Useful Filter Recipes

  • Only traffic for one host: host 10.0.24.53.
  • Only one direction: src host 10.0.24.53 and port 443.
  • Only SYN packets: tcp[tcpflags] & tcp-syn != 0.
  • Only RST packets: tcp[tcpflags] & tcp-rst != 0.
  • Full-packet capture to disk for later analysis: sudo tcpdump -s 0 -w out.pcap "port 443".
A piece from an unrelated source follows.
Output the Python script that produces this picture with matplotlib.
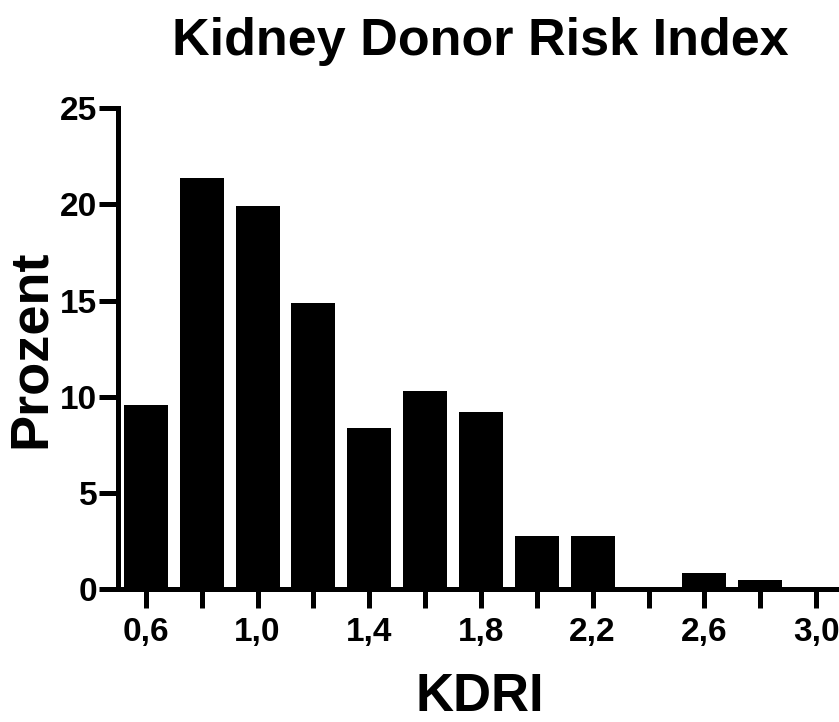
import matplotlib.pyplot as plt
import numpy as np

plt.rcParams['font.family'] = ['Liberation Sans', 'DejaVu Sans']
plt.rcParams['font.weight'] = 'bold'

# KDRI-Klassen und Anteil in Prozent
kdri = [0.6, 0.8, 1.0, 1.2, 1.4, 1.6, 1.8, 2.0, 2.2, 2.4, 2.6, 2.8, 3.0]
prozent = [9.6, 21.4, 19.9, 14.9, 8.4, 10.3, 9.2, 2.75, 2.75, 0.0, 0.85, 0.45, 0.0]
tick_labels = ['0,6', '', '1,0', '', '1,4', '', '1,8', '', '2,2', '', '2,6', '', '3,0']

fig = plt.figure(figsize=(8.39, 7.22), dpi=100)
ax = fig.add_axes([0.1406, 0.184, 0.862, 0.666])

ax.bar(kdri, prozent, width=0.158, color='black')

ax.set_xlim(0.5, 3.09)
ax.set_ylim(0, 25)
ax.set_xticks(kdri)
ax.set_xticklabels(tick_labels)
ax.set_yticks([0, 5, 10, 15, 20, 25])

for s in ['top', 'right']:
    ax.spines[s].set_visible(False)
for s in ['left', 'bottom']:
    ax.spines[s].set_linewidth(3.6)

ax.tick_params(axis='both', direction='out', length=14, width=3.6, labelsize=24, pad=1)
ax.tick_params(axis='x', pad=6)
for lab in ax.get_xticklabels() + ax.get_yticklabels():
    lab.set_fontweight('bold')

ax.set_xlabel('KDRI', fontsize=38, fontweight='bold')
ax.set_ylabel('Prozent', fontsize=39, fontweight='bold')
ax.xaxis.set_label_coords(0.5, -0.172)
ax.yaxis.set_label_coords(-0.086, 0.5)
fig.text(0.573, 0.943, 'Kidney Donor Risk Index', fontsize=37.5, fontweight='bold',
         ha='center', va='center')

fig.savefig('out.png', dpi=100)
Keep a short personal cheatsheet; good filters are the difference between a five-second confirmation and a half-hour scroll.

Mini Drill or Application

  1. Start the echo server from Concept 13 on port 9000.
  2. Capture one connection's full lifecycle to a file: sudo tcpdump -i lo -w echo.pcap "port 9000".
  3. From nc localhost 9000, send two lines, Ctrl-D, stop the capture.
  4. Open echo.pcap in Wireshark. Identify: 3 handshake packets, data segments, 4 close packets. Note any ACKs the human eye would miss.
  5. Run ss -tin '( sport = :9000 )' while the server is idle and while it has a connection; compare.